NICOSIA, Cyprus (AP) — An agreement to reunify ethnically divided Cyprus could ease the supply of newly-found offshore gas to Europe by allowing it to go through Turkey, the U.S. ambassador to the east Mediterranean island nation said Thursday.
John Koenig said easier access to eastern Mediterranean gas deposits after a peace accord would help diversify Europe's energy sources and feed the needs of energy-hungry Turkey. New reunification talks got underway last month after numerous rounds of negotiations over the last four decades.
In an interview with The Associated Press, Koenig said a peace deal could also boost bailed-out Cyprus' ailing economy, years before the Mediterranean island nation starts reaping its potential gas rewards.

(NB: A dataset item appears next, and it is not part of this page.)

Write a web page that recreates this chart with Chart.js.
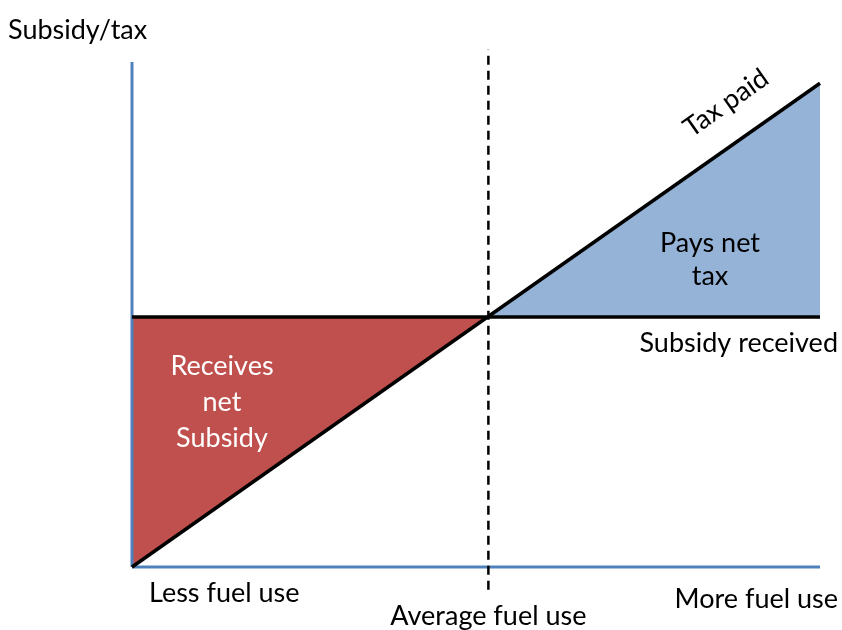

"A Cyprus solution would bring a great boost to this economy," Koenig said. "We know that without a Cyprus solution, otherwise interesting ideas for moving natural gas to Europe through Turkey or to the Turkish market would be at least much more difficult, perhaps impossible."
Turkey severed all diplomatic relations with Cyprus after invading in 1974 in the wake of a coup by supporters of union with Greece. The invasion split the island into an internationally recognized Greek Cypriot south and a Turkish Cypriot north whose declaration of independence in 1983 is recognized only by Turkey.